→ WRITTEN INSTRUCTION
Everything from the line containing "What TikZ code" down to the line containing "(0,0) rectangle (2835,1201);" is to be returned exactly; include both boundary lines and leave out all others.

→ PROVIDED ENTRIES
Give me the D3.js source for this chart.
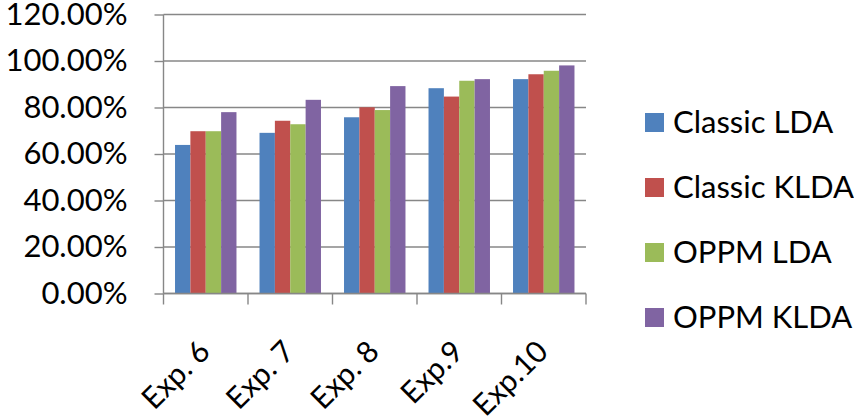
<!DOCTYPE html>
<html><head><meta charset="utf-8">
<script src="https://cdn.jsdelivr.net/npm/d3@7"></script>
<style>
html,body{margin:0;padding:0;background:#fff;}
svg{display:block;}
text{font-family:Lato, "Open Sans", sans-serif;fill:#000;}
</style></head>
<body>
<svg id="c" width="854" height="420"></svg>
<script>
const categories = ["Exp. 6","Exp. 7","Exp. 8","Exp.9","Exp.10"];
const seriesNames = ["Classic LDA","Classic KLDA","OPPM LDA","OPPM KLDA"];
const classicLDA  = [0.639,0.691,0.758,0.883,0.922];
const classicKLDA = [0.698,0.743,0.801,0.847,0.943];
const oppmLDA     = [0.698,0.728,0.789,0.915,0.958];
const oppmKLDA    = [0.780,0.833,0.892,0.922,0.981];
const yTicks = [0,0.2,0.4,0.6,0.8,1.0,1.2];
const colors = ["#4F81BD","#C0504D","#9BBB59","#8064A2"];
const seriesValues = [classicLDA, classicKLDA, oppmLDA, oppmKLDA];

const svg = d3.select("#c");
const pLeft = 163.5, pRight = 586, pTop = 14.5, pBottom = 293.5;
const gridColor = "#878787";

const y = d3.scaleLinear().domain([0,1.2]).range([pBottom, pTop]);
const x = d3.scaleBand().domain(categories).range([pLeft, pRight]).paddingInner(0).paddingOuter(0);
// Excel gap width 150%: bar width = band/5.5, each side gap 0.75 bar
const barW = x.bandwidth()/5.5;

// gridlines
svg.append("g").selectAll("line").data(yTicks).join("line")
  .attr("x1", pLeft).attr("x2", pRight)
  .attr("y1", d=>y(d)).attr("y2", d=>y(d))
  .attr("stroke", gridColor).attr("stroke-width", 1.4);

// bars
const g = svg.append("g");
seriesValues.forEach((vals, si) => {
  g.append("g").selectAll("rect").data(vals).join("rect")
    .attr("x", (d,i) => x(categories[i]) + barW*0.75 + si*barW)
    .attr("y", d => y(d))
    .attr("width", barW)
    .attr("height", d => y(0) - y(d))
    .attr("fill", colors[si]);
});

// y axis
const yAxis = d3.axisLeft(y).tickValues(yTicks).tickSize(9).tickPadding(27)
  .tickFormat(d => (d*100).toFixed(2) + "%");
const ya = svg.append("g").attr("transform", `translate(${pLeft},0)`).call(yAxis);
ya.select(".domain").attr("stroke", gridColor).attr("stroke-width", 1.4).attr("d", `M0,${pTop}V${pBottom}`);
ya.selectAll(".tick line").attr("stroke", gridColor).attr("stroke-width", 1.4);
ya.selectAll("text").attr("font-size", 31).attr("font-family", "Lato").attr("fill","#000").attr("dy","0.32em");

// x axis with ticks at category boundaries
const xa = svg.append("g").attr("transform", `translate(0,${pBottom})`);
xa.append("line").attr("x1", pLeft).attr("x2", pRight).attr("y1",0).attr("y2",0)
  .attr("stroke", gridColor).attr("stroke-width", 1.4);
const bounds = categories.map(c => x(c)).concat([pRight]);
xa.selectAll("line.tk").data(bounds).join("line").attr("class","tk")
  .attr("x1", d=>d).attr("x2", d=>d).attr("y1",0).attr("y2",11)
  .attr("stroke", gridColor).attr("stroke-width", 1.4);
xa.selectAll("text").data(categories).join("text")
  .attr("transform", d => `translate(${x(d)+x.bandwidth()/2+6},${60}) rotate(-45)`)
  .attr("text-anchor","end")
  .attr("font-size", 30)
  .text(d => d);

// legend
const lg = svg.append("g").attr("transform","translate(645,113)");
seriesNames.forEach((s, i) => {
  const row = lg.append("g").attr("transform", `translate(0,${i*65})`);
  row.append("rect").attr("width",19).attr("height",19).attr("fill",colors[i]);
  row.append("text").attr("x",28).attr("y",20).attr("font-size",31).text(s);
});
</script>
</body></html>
==
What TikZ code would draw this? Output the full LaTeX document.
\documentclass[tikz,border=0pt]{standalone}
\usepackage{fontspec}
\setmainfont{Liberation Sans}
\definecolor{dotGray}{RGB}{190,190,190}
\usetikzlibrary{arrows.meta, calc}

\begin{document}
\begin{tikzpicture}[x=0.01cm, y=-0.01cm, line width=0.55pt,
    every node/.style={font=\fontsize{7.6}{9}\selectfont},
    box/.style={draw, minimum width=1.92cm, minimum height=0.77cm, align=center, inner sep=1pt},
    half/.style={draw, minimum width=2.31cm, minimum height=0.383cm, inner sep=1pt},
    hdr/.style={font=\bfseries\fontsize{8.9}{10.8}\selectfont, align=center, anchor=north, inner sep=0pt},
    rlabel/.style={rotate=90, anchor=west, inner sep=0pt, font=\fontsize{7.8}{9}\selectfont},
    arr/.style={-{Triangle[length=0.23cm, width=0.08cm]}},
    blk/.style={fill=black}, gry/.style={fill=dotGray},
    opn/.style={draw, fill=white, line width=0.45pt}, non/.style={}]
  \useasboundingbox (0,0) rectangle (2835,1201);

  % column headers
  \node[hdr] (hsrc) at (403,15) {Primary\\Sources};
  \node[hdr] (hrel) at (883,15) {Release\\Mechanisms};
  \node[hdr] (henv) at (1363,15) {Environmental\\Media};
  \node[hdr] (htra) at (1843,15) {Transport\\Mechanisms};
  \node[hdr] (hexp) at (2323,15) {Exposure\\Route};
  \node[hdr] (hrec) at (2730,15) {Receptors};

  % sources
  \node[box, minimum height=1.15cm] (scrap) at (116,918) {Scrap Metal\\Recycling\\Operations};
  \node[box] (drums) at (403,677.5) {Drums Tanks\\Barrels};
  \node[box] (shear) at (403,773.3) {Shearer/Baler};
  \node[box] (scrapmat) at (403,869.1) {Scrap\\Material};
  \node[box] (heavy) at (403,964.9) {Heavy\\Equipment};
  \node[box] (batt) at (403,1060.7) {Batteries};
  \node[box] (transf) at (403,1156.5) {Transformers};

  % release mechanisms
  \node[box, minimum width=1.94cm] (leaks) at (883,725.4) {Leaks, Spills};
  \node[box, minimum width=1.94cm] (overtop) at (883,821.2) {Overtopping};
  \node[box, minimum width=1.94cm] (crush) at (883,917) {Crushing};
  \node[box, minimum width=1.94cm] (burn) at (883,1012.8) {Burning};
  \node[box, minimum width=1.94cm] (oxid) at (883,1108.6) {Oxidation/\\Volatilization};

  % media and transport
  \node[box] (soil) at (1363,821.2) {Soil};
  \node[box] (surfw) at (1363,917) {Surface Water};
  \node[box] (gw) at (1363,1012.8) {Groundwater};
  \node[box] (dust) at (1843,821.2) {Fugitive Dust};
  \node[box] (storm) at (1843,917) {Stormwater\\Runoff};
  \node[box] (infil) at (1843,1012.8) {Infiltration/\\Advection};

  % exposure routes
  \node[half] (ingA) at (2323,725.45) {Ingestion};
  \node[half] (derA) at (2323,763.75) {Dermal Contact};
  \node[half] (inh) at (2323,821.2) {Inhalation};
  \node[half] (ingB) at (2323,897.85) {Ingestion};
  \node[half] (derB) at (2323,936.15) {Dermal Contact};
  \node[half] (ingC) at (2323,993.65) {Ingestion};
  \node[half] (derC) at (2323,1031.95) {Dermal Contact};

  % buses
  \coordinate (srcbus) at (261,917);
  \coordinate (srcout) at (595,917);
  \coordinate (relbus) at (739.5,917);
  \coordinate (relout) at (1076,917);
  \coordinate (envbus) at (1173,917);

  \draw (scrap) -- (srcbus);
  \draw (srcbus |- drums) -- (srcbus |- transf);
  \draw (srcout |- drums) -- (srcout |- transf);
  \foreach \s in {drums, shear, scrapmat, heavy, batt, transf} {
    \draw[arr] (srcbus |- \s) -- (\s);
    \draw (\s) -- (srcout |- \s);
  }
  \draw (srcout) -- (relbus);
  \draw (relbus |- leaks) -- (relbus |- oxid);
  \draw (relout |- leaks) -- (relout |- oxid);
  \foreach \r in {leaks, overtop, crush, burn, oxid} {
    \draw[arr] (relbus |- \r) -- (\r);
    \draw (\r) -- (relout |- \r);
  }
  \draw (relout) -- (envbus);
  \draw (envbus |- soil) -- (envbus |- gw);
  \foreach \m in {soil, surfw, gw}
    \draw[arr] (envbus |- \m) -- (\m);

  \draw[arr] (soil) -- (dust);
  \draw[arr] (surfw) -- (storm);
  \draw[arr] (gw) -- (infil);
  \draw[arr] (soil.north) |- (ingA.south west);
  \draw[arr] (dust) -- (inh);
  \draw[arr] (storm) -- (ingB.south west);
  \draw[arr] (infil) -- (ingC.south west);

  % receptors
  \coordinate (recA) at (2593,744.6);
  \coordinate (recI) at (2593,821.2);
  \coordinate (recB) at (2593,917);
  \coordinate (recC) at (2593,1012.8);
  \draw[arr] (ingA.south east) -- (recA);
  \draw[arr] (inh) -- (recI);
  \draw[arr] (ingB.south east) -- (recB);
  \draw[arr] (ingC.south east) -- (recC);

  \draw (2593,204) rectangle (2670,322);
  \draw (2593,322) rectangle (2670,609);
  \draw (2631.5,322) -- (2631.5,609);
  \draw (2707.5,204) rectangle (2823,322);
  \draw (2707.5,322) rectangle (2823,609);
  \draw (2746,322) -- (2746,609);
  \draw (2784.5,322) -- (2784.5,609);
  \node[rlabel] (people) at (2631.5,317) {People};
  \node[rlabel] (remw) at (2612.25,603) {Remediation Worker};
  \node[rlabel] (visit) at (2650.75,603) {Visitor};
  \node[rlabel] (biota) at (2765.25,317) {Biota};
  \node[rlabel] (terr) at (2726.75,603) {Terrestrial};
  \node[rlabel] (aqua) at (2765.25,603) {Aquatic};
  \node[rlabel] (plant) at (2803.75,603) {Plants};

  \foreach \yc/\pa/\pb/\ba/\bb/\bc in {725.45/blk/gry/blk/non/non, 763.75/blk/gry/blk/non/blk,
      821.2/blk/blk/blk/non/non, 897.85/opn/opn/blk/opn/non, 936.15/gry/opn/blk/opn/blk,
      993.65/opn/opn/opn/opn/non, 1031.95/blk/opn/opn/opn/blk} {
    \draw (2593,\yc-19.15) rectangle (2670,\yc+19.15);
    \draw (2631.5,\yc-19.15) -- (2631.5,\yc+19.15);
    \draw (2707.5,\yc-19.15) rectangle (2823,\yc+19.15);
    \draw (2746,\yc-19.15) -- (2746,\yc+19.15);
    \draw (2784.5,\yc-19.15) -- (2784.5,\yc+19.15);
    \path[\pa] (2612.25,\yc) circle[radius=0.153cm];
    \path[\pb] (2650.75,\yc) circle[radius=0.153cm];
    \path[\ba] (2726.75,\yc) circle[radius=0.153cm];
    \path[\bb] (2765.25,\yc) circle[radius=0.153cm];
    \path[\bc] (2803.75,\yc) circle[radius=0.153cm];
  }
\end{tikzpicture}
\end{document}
--
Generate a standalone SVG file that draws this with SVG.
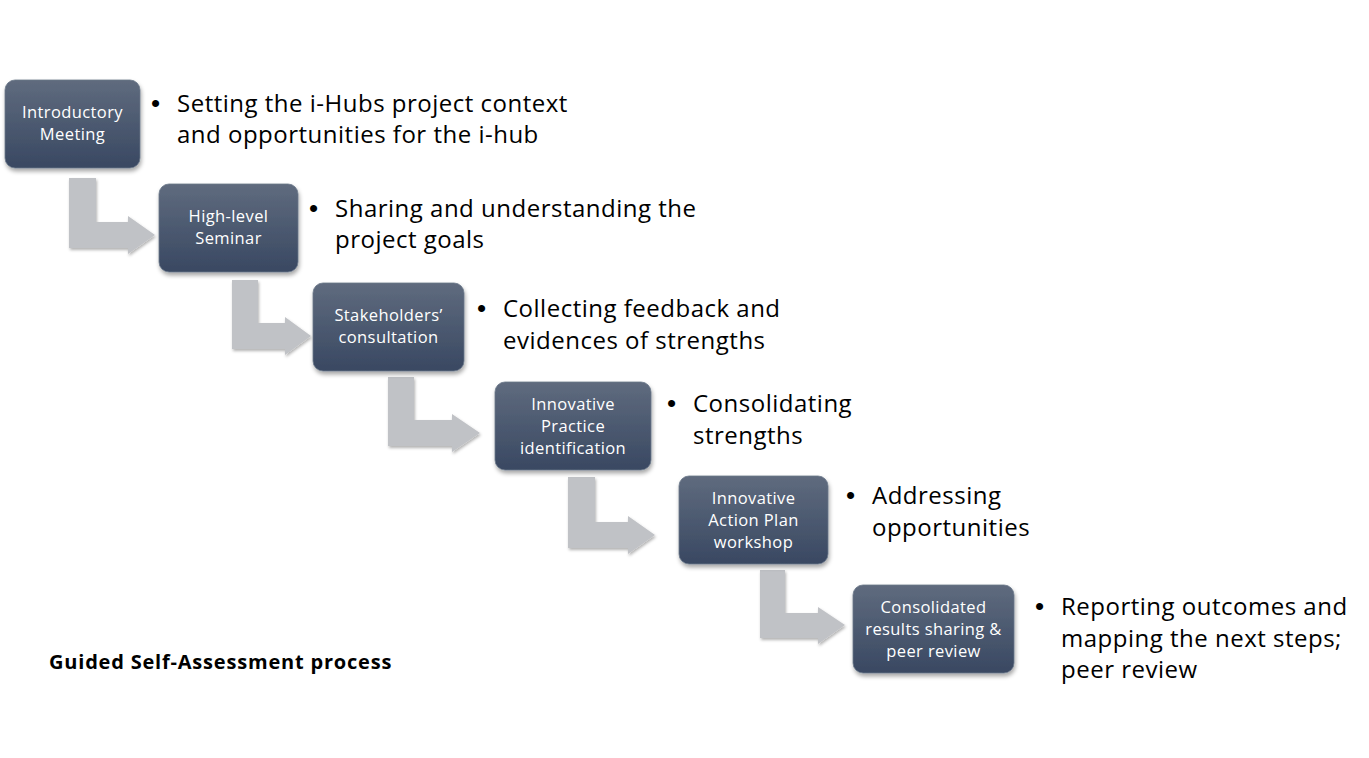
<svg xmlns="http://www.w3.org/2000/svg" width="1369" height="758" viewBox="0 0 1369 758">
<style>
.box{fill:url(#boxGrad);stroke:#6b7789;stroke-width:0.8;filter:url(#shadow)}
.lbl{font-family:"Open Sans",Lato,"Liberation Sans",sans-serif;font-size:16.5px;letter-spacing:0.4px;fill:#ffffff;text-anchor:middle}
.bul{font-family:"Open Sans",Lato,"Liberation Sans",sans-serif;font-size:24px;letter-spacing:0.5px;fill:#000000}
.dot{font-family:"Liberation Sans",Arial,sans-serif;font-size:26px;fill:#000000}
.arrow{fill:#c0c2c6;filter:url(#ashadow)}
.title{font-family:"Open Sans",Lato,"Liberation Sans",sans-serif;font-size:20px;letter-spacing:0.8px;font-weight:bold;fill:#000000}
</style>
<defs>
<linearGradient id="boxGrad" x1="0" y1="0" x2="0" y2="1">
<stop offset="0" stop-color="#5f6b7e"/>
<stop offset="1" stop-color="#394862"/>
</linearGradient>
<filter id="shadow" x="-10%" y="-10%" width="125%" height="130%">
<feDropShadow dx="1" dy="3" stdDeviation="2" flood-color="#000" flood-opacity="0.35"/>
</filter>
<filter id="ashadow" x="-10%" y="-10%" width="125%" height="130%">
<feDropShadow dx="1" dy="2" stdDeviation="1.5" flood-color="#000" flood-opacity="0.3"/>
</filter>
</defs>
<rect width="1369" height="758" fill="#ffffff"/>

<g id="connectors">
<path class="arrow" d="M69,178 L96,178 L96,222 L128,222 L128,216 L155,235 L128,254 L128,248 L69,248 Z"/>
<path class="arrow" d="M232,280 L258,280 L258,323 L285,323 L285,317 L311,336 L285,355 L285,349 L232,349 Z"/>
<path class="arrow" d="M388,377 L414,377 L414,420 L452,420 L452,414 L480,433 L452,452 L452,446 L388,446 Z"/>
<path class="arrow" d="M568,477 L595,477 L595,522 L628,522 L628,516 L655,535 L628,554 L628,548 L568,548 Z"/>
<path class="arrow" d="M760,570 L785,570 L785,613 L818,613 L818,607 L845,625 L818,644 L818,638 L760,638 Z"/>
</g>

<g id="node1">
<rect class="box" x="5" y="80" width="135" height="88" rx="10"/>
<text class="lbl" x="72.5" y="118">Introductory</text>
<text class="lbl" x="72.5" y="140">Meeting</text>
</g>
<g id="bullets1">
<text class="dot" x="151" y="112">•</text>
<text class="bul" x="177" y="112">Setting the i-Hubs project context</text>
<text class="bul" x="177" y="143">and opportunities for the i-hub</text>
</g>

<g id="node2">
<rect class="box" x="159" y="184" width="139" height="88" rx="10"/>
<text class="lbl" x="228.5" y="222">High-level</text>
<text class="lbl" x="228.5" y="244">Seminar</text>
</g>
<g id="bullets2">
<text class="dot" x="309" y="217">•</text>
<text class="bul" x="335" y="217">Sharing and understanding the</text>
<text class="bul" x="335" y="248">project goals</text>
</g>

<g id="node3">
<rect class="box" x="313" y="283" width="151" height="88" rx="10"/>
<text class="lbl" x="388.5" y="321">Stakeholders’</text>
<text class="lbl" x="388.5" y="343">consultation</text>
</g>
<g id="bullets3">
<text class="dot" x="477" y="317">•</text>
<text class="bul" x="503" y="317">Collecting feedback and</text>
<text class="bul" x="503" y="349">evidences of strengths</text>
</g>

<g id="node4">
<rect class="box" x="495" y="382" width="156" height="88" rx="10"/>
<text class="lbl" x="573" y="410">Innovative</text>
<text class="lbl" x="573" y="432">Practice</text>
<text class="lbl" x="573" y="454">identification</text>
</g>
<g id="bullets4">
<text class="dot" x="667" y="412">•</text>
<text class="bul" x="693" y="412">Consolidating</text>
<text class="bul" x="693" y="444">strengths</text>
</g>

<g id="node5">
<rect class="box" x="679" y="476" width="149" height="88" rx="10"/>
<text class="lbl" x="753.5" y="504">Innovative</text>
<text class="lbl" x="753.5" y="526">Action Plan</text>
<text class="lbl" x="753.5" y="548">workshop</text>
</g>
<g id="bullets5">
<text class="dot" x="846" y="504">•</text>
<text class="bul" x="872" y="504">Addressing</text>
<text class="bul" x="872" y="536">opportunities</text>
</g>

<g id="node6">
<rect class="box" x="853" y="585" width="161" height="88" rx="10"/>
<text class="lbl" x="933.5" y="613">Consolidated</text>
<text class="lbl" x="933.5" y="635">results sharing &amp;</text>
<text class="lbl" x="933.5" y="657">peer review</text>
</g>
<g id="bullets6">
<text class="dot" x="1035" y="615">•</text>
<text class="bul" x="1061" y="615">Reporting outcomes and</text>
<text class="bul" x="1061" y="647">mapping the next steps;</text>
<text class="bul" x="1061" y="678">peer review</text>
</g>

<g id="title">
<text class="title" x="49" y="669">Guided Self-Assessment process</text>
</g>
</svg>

→ TASK OUTPUT
What TikZ code would draw this? Output the full LaTeX document.
\documentclass[tikz,border=0pt]{standalone}
\usepackage{fontspec}
\setmainfont{Liberation Sans}
\definecolor{dotGray}{RGB}{190,190,190}
\usetikzlibrary{arrows.meta, calc}

\begin{document}
\begin{tikzpicture}[x=0.01cm, y=-0.01cm, line width=0.55pt,
    every node/.style={font=\fontsize{7.6}{9}\selectfont},
    box/.style={draw, minimum width=1.92cm, minimum height=0.77cm, align=center, inner sep=1pt},
    half/.style={draw, minimum width=2.31cm, minimum height=0.383cm, inner sep=1pt},
    hdr/.style={font=\bfseries\fontsize{8.9}{10.8}\selectfont, align=center, anchor=north, inner sep=0pt},
    rlabel/.style={rotate=90, anchor=west, inner sep=0pt, font=\fontsize{7.8}{9}\selectfont},
    arr/.style={-{Triangle[length=0.23cm, width=0.08cm]}},
    blk/.style={fill=black}, gry/.style={fill=dotGray},
    opn/.style={draw, fill=white, line width=0.45pt}, non/.style={}]
  \useasboundingbox (0,0) rectangle (2835,1201);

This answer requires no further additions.